What to work on ▸
Pictures in the data should be dropped; transcribe exactly the lines from the one that has "Emit a web page" through the one that has "ctx.fillText(titolo, 35, 37);".
+ + + + + + +
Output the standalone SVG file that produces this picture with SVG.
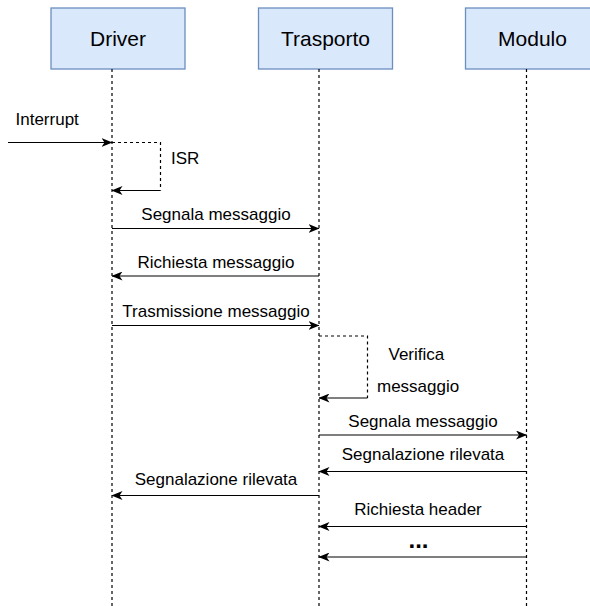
<svg xmlns="http://www.w3.org/2000/svg" width="590" height="606" viewBox="0 0 590 606">
  <style>
    .box { fill: #dae8fc; stroke: #6c8ebf; stroke-width: 1.3; }
    .title { font-family: "Liberation Sans", Arial, sans-serif; font-size: 21px; fill: #000; text-anchor: middle; }
    .life { stroke: #000; stroke-width: 1.2; stroke-dasharray: 3 3; fill: none; }
    .msg { stroke: #000; stroke-width: 1.2; fill: none; marker-end: url(#arrow); }
    .loop { stroke: #000; stroke-width: 1.2; stroke-dasharray: 3 3; fill: none; }
    .lbl { font-family: "Liberation Sans", Arial, sans-serif; font-size: 17px; fill: #000; }
    .mid { text-anchor: middle; }
  </style>
  <defs>
    <marker id="arrow" viewBox="0 0 11 9" refX="10.5" refY="4.5" markerWidth="11" markerHeight="9" markerUnits="userSpaceOnUse" orient="auto">
      <path d="M0,0 L11,4.5 L0,9 L3,4.5 z" fill="#000"/>
    </marker>
  </defs>
  <rect width="590" height="606" fill="#fff"/>

  <!-- participants -->
  <g id="driver">
    <rect class="box" x="51" y="8" width="134" height="61"/>
    <text class="title" x="118" y="46">Driver</text>
    <line class="life" x1="112" y1="69" x2="112" y2="606"/>
  </g>
  <g id="trasporto">
    <rect class="box" x="258.5" y="8" width="134" height="61"/>
    <text class="title" x="325.5" y="46">Trasporto</text>
    <line class="life" x1="319" y1="69" x2="319" y2="606"/>
  </g>
  <g id="modulo">
    <rect class="box" x="465.5" y="8" width="134" height="61"/>
    <text class="title" x="532.5" y="46">Modulo</text>
    <line class="life" x1="526.5" y1="69" x2="526.5" y2="606"/>
  </g>

  <!-- messages -->
  <g id="connectors">
    <line class="msg" x1="8" y1="142.5" x2="112" y2="142.5"/>
    <polyline class="loop" points="112,142.5 160.5,142.5 160.5,190.5"/>
    <line class="msg" x1="160.5" y1="190.5" x2="112" y2="190.5"/>

    <line class="msg" x1="112" y1="228.5" x2="319" y2="228.5"/>
    <line class="msg" x1="319" y1="276" x2="112" y2="276"/>
    <line class="msg" x1="112" y1="325.5" x2="319" y2="325.5"/>

    <polyline class="loop" points="319,336 367.5,336 367.5,398"/>
    <line class="msg" x1="367.5" y1="398" x2="319" y2="398"/>

    <line class="msg" x1="319" y1="435" x2="526.5" y2="435"/>
    <line class="msg" x1="526.5" y1="471.5" x2="319" y2="471.5"/>
    <line class="msg" x1="319" y1="495.5" x2="112" y2="495.5"/>
    <line class="msg" x1="526.5" y1="526.5" x2="319" y2="526.5"/>
    <line class="msg" x1="526.5" y1="557" x2="319" y2="557"/>
  </g>

  <!-- message labels -->
  <g id="labels">
    <text class="lbl" x="15.5" y="124.5">Interrupt</text>
    <text class="lbl" x="171" y="164">ISR</text>
    <text class="lbl mid" x="216" y="220">Segnala messaggio</text>
    <text class="lbl mid" x="216" y="268">Richiesta messaggio</text>
    <text class="lbl mid" x="216" y="317">Trasmissione messaggio</text>
    <text class="lbl" x="388.5" y="359.5">Verifica</text>
    <text class="lbl" x="377" y="392">messaggio</text>
    <text class="lbl mid" x="423" y="426.5">Segnala messaggio</text>
    <text class="lbl mid" x="423" y="460">Segnalazione rilevata</text>
    <text class="lbl mid" x="216" y="485">Segnalazione rilevata</text>
    <text class="lbl mid" x="418" y="515">Richiesta header</text>
    <text class="lbl mid" x="418.5" y="548" style="font-weight:bold;font-size:24px">...</text>
  </g>
</svg>
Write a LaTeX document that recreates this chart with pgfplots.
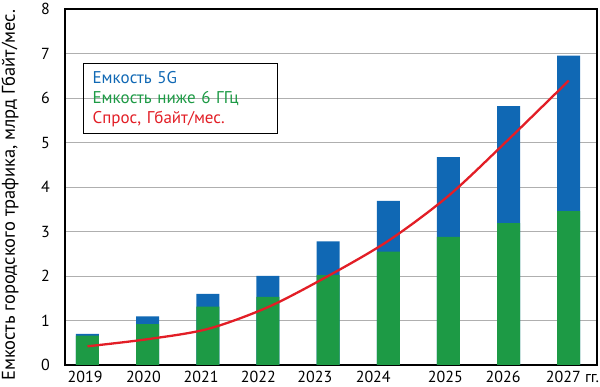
\documentclass[border=0pt]{standalone}
\usepackage{pgfplots}
\pgfplotsset{compat=1.18}
\usepackage{fontspec}
\setmainfont{PT Sans}
\definecolor{cblue}{RGB}{16,104,180}
\definecolor{cgreen}{RGB}{29,154,69}
\definecolor{cred}{RGB}{226,30,38}
\definecolor{cgrid}{RGB}{175,175,175}
\begin{document}
\begin{tikzpicture}[font=\fontsize{16}{19}\selectfont]
\begin{axis}[
  scale only axis, width=532pt, height=356pt,
  xmin=-0.374, xmax=8.47, ymin=0, ymax=8,
  ytick={0,1,2,3,4,5,6,7,8},
  xtick={-0.04,0.93,1.89,2.84,3.78,4.75,5.95,6.91,7.91},
  xticklabels={2019,2020,2021,2022,2023,2024,2025,2026,{2027\rlap{ гг.}}},
  major tick length=0pt,
  /pgf/number format/assume math mode=true,
  ymajorgrids,
  grid style={cgrid, line width=0.9pt},
  axis line style={line width=1.6pt, black},
  yticklabel style={anchor=east, inner sep=0pt, xshift=-15pt, font=\fontsize{16}{19}\selectfont},
  xticklabel style={anchor=north, inner sep=0pt, yshift=-5.5pt, font=\fontsize{16}{19}\selectfont},
  clip=false,
]
% total = green + 5G
\addplot[ybar, bar width=23pt, bar shift=0pt, fill=cblue, draw=none] coordinates {
  (0,0.70) (1,1.09) (2,1.60) (3,2.00) (4,2.78) (5,3.69) (6,4.67) (7,5.82) (8,6.95)};
% below 6 GHz
\addplot[ybar, bar width=23pt, bar shift=0pt, fill=cgreen, draw=none] coordinates {
  (0,0.66) (1,0.92) (2,1.31) (3,1.53) (4,2.02) (5,2.55) (6,2.88) (7,3.19) (8,3.46)};
% demand
\addplot[smooth, cred, line width=2.3pt, mark=none] coordinates {
  (0,0.42) (1,0.58) (2,0.81) (3,1.30) (4,2.00) (5,2.79) (6,3.80) (7,5.07) (8,6.39)};
\node[draw=black, line width=1.3pt, anchor=north west, minimum width=194pt,
      minimum height=70pt, inner xsep=9pt, inner ysep=0pt, text width=176pt,
      align=left, font=\fontsize{17}{20}\selectfont]
  at (axis description cs:0.0338,0.848)
  {\textcolor{cblue}{Емкость 5G}\\\textcolor{cgreen}{Емкость ниже 6 ГГц}\\\textcolor{cred}{Спрос, Гбайт/мес.}};
\end{axis}
\node[rotate=90, anchor=base west, inner sep=0pt, font=\fontsize{18.5}{21}\selectfont]
  at (-50pt,-16pt) {Емкость городского трафика, млрд Гбайт/мес.};
\pgfresetboundingbox
\path (-65pt,-22pt) rectangle (535pt,365pt);
\end{tikzpicture}
\end{document}
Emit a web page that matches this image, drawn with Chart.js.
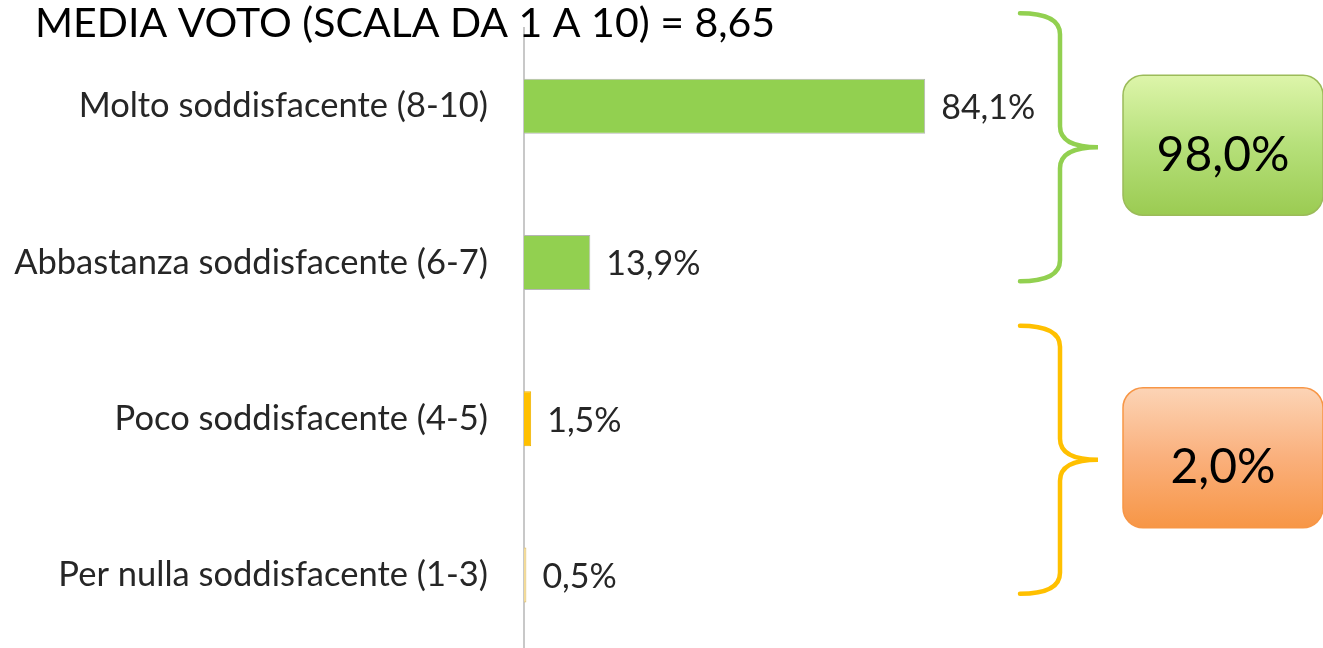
<!DOCTYPE html>
<html>
<head>
<meta charset="utf-8">
<script src="https://cdn.jsdelivr.net/npm/chart.js@4.4.1/dist/chart.umd.min.js"></script>
<style>
  html, body { margin: 0; padding: 0; background: #fff; overflow: hidden; }
  #wrap { position: relative; width: 1323px; height: 653px; }
</style>
</head>
<body>
<div id="wrap"><canvas id="grafico"></canvas></div>
<script>
// dati
const categorie = [
  "Molto soddisfacente (8-10)",
  "Abbastanza soddisfacente (6-7)",
  "Poco soddisfacente (4-5)",
  "Per nulla soddisfacente (1-3)"
];
const valori = [84.1, 13.9, 1.5, 0.5];
const coloriBarre = ["#92D050", "#92D050", "#FFC000", "#F5DC96"];
const bordiBarre = ["#B5B5B5", "#B5B5B5", "#F0B400", "#DDBB66"];
const titolo = "MEDIA VOTO (SCALA DA 1 A 10) = 8,65";
// gruppi: indici delle categorie, totale, colore parentesi
const gruppi = [
  { da: 0, a: 1, totale: "98,0%", colore: "#92D050", box: ["#DDF5AA", "#B6E07A", "#9BCB52"], bordo: "#9BBB59" },
  { da: 2, a: 3, totale: "2,0%", colore: "#FFC000", box: ["#FCD4B6", "#FAB07C", "#F79646"], bordo: "#F79646" }
];

const fmt = v => v.toFixed(1).replace(".", ",") + "%";
const FONT = "Lato, 'Open Sans', sans-serif";

// etichette dei valori accanto alle barre
const etichetteValori = {
  id: "etichetteValori",
  afterDatasetsDraw(chart) {
    const { ctx } = chart;
    const meta = chart.getDatasetMeta(0);
    ctx.save();
    ctx.font = "34px " + FONT;
    ctx.fillStyle = "#262626";
    ctx.textBaseline = "middle";
    meta.data.forEach((bar, i) => {
      ctx.fillText(fmt(valori[i]), bar.x + 16, bar.y + 2);
    });
    ctx.restore();
  }
};

// titolo, parentesi graffe e riquadri dei totali
const decorazioni = {
  id: "decorazioni",
  afterDraw(chart) {
    const { ctx, scales: { y } } = chart;
    ctx.save();
    ctx.font = "41px " + FONT;
    ctx.fillStyle = "#000";
    ctx.textBaseline = "alphabetic";
    ctx.fillText(titolo, 35, 37);

    gruppi.forEach(g => {
      const centro = (y.getPixelForValue(g.da) + y.getPixelForValue(g.a)) / 2 - 37;
      const top = centro - 134, bot = centro + 134;
      const x0 = 1020, x1 = 1060, xp = 1098, r = 21;
      ctx.beginPath();
      ctx.moveTo(x0, top);
      ctx.quadraticCurveTo(x1, top, x1, top + r);
      ctx.lineTo(x1, centro - r);
      ctx.quadraticCurveTo(x1, centro, xp, centro);
      ctx.quadraticCurveTo(x1, centro, x1, centro + r);
      ctx.lineTo(x1, bot - r);
      ctx.quadraticCurveTo(x1, bot, x0, bot);
      ctx.strokeStyle = g.colore;
      ctx.lineWidth = 4.5;
      ctx.lineCap = "round";
      ctx.stroke();

      // riquadro arrotondato con sfumatura
      const bx = 1123, bw = 200, bh = 140, by = centro - 72;
      const grad = ctx.createLinearGradient(0, by, 0, by + bh);
      grad.addColorStop(0, g.box[0]);
      grad.addColorStop(0.5, g.box[1]);
      grad.addColorStop(1, g.box[2]);
      ctx.beginPath();
      ctx.roundRect(bx, by, bw, bh, 20);
      ctx.fillStyle = grad;
      ctx.fill();
      ctx.strokeStyle = g.bordo;
      ctx.lineWidth = 1.5;
      ctx.stroke();

      ctx.fillStyle = "#000";
      ctx.font = "48px " + FONT;
      ctx.textAlign = "center";
      ctx.textBaseline = "middle";
      ctx.fillText(g.totale, bx + bw / 2, by + bh / 2 + 10);
      ctx.textAlign = "left";
    });
    ctx.restore();
  }
};

new Chart(document.getElementById("grafico"), {
  type: "bar",
  data: {
    labels: categorie,
    datasets: [{
      data: valori,
      backgroundColor: coloriBarre,
      borderColor: bordiBarre,
      borderWidth: 1,
      barPercentage: 0.352,
      categoryPercentage: 1
    }]
  },
  options: {
    indexAxis: "y",
    responsive: true,
    maintainAspectRatio: false,
    animation: false,
    events: [],
    layout: { autoPadding: false, padding: { top: 28, right: 322, left: 0, bottom: 0 } },
    scales: {
      x: { display: false, min: 0, max: 100 },
      y: {
        afterFit(scale) {
          scale.width = 524;
          scale.paddingTop = 0;
          scale.paddingBottom = 0;
        },
        grid: { display: false, drawTicks: false },
        border: { display: true, color: "#C8C8C8", width: 2 },
        ticks: {
          padding: 36,
          color: "#262626",
          font: { family: FONT, size: 34.5 }
        }
      }
    },
    plugins: { legend: { display: false }, tooltip: { enabled: false } }
  },
  plugins: [etichetteValori, decorazioni]
});
</script>
</body>
</html>
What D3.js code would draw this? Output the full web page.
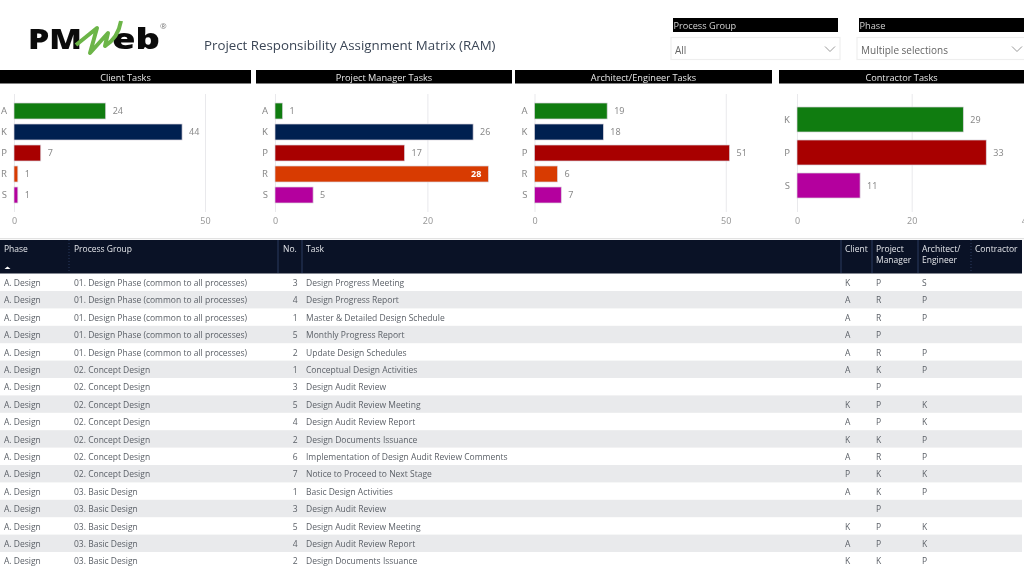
+ + + + + + +
Expected answer ▸
Emit a web page that matches this image, drawn with Chart.js.
<!DOCTYPE html>
<html>
<head>
<meta charset="utf-8">
<script src="https://cdn.jsdelivr.net/npm/chart.js@4.4.1/dist/chart.umd.min.js"></script>
<style>
  html, body { margin: 0; padding: 0; background: #fff; overflow: hidden; }
  #wrap { position: relative; width: 1323px; height: 653px; }
</style>
</head>
<body>
<div id="wrap"><canvas id="grafico"></canvas></div>
<script>
// dati
const categorie = [
  "Molto soddisfacente (8-10)",
  "Abbastanza soddisfacente (6-7)",
  "Poco soddisfacente (4-5)",
  "Per nulla soddisfacente (1-3)"
];
const valori = [84.1, 13.9, 1.5, 0.5];
const coloriBarre = ["#92D050", "#92D050", "#FFC000", "#F5DC96"];
const bordiBarre = ["#B5B5B5", "#B5B5B5", "#F0B400", "#DDBB66"];
const titolo = "MEDIA VOTO (SCALA DA 1 A 10) = 8,65";
// gruppi: indici delle categorie, totale, colore parentesi
const gruppi = [
  { da: 0, a: 1, totale: "98,0%", colore: "#92D050", box: ["#DDF5AA", "#B6E07A", "#9BCB52"], bordo: "#9BBB59" },
  { da: 2, a: 3, totale: "2,0%", colore: "#FFC000", box: ["#FCD4B6", "#FAB07C", "#F79646"], bordo: "#F79646" }
];

const fmt = v => v.toFixed(1).replace(".", ",") + "%";
const FONT = "Lato, 'Open Sans', sans-serif";

// etichette dei valori accanto alle barre
const etichetteValori = {
  id: "etichetteValori",
  afterDatasetsDraw(chart) {
    const { ctx } = chart;
    const meta = chart.getDatasetMeta(0);
    ctx.save();
    ctx.font = "34px " + FONT;
    ctx.fillStyle = "#262626";
    ctx.textBaseline = "middle";
    meta.data.forEach((bar, i) => {
      ctx.fillText(fmt(valori[i]), bar.x + 16, bar.y + 2);
    });
    ctx.restore();
  }
};

// titolo, parentesi graffe e riquadri dei totali
const decorazioni = {
  id: "decorazioni",
  afterDraw(chart) {
    const { ctx, scales: { y } } = chart;
    ctx.save();
    ctx.font = "41px " + FONT;
    ctx.fillStyle = "#000";
    ctx.textBaseline = "alphabetic";
    ctx.fillText(titolo, 35, 37);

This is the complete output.